- [OBJECTIVE]:
From the first line of the listing below to the line with "n, n\u0304, 10-90\u00b0", print each line exactly, and nothing more. Leave out the pictures.

++++ INFORMATION SUPPLIED

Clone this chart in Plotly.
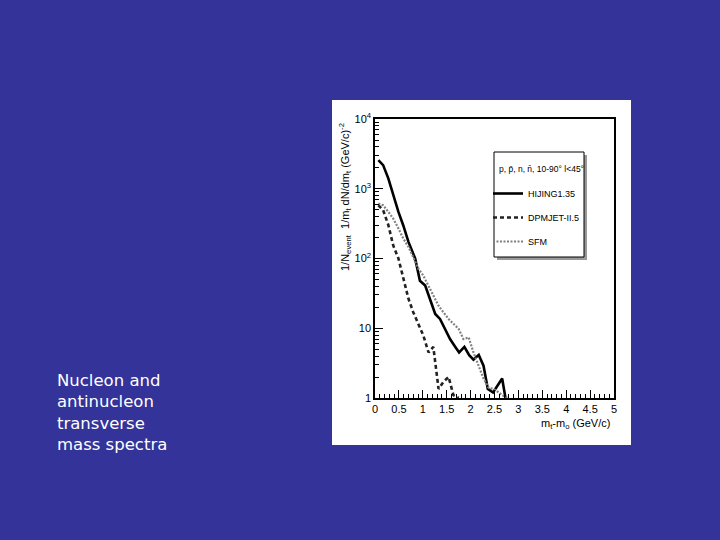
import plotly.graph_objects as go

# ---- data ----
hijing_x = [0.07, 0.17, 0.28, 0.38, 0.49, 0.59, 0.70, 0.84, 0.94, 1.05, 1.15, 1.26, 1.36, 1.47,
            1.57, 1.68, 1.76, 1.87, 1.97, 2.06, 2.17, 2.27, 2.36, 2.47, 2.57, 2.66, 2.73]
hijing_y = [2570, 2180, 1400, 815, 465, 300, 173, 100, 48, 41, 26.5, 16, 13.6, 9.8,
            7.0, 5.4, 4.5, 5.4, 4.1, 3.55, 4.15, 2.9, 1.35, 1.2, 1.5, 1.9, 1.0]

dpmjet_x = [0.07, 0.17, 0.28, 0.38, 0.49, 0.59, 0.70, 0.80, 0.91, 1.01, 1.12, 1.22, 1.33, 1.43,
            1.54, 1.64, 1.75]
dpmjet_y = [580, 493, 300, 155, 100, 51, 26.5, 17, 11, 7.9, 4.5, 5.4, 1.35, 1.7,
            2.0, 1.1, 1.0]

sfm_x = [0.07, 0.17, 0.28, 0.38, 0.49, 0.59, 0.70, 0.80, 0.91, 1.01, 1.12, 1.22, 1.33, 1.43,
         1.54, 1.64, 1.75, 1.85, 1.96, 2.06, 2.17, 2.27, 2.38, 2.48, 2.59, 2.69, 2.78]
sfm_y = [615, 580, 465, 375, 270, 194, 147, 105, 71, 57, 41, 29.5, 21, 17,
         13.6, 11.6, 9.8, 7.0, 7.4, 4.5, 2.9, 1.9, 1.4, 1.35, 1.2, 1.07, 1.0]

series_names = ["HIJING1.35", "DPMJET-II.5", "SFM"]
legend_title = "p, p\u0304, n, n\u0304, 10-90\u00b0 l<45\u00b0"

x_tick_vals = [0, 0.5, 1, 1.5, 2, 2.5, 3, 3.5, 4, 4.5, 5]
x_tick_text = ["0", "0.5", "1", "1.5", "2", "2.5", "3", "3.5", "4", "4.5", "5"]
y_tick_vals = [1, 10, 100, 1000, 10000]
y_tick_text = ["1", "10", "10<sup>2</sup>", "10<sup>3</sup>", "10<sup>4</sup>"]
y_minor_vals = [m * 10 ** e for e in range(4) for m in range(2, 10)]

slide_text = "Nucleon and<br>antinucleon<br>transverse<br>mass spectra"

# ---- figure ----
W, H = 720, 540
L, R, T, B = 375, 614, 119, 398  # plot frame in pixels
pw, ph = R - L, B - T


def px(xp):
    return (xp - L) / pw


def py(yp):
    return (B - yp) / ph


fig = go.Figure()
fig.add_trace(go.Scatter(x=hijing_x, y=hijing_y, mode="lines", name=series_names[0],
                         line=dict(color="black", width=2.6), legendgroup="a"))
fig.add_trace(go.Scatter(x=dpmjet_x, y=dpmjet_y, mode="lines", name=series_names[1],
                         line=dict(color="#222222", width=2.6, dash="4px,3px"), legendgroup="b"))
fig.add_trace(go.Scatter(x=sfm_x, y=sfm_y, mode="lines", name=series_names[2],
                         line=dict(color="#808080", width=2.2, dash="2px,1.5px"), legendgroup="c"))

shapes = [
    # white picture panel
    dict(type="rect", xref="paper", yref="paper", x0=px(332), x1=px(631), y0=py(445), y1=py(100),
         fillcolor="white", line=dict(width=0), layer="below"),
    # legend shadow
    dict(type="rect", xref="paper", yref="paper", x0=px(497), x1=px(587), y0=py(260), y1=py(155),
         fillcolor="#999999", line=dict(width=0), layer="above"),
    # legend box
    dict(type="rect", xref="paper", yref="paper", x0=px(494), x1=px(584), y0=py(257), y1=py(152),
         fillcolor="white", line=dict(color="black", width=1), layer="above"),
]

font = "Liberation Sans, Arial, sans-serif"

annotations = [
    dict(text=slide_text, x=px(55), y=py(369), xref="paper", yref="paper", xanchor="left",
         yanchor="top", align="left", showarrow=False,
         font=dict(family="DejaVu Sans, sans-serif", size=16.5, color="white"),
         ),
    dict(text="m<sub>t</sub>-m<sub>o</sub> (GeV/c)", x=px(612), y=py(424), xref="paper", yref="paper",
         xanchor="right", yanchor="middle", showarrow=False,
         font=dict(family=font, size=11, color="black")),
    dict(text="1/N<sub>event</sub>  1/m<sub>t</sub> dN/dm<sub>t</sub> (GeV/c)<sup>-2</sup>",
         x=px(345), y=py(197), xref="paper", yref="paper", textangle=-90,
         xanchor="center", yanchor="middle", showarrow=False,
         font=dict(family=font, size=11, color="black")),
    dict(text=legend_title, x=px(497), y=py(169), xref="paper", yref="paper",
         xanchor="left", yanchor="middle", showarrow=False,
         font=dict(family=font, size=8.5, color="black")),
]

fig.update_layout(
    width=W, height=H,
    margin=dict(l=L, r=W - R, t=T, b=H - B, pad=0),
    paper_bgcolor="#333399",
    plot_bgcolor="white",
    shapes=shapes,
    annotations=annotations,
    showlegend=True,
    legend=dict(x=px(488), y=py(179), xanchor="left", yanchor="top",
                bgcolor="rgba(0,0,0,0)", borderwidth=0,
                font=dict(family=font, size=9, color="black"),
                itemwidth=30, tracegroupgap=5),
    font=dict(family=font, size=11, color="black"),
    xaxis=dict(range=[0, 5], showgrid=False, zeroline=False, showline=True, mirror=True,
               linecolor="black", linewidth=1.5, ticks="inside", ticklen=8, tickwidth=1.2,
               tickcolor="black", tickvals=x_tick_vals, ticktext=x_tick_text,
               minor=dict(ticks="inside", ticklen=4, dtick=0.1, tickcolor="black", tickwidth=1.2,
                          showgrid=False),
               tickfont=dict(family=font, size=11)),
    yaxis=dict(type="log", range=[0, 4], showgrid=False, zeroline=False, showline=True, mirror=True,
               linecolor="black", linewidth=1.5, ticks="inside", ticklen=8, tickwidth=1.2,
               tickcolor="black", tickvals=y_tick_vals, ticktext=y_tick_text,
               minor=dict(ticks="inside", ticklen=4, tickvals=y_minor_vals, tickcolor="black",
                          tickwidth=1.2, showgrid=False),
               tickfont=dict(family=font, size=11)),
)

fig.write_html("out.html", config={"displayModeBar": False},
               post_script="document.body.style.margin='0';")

++++++++

- [WORKED ANSWER]:
Clone this chart in Plotly.
import plotly.graph_objects as go

# ---- data ----
hijing_x = [0.07, 0.17, 0.28, 0.38, 0.49, 0.59, 0.70, 0.84, 0.94, 1.05, 1.15, 1.26, 1.36, 1.47,
            1.57, 1.68, 1.76, 1.87, 1.97, 2.06, 2.17, 2.27, 2.36, 2.47, 2.57, 2.66, 2.73]
hijing_y = [2570, 2180, 1400, 815, 465, 300, 173, 100, 48, 41, 26.5, 16, 13.6, 9.8,
            7.0, 5.4, 4.5, 5.4, 4.1, 3.55, 4.15, 2.9, 1.35, 1.2, 1.5, 1.9, 1.0]

dpmjet_x = [0.07, 0.17, 0.28, 0.38, 0.49, 0.59, 0.70, 0.80, 0.91, 1.01, 1.12, 1.22, 1.33, 1.43,
            1.54, 1.64, 1.75]
dpmjet_y = [580, 493, 300, 155, 100, 51, 26.5, 17, 11, 7.9, 4.5, 5.4, 1.35, 1.7,
            2.0, 1.1, 1.0]

sfm_x = [0.07, 0.17, 0.28, 0.38, 0.49, 0.59, 0.70, 0.80, 0.91, 1.01, 1.12, 1.22, 1.33, 1.43,
         1.54, 1.64, 1.75, 1.85, 1.96, 2.06, 2.17, 2.27, 2.38, 2.48, 2.59, 2.69, 2.78]
sfm_y = [615, 580, 465, 375, 270, 194, 147, 105, 71, 57, 41, 29.5, 21, 17,
         13.6, 11.6, 9.8, 7.0, 7.4, 4.5, 2.9, 1.9, 1.4, 1.35, 1.2, 1.07, 1.0]

series_names = ["HIJING1.35", "DPMJET-II.5", "SFM"]
legend_title = "p, p\u0304, n, n\u0304, 10-90\u00b0 l<45\u00b0"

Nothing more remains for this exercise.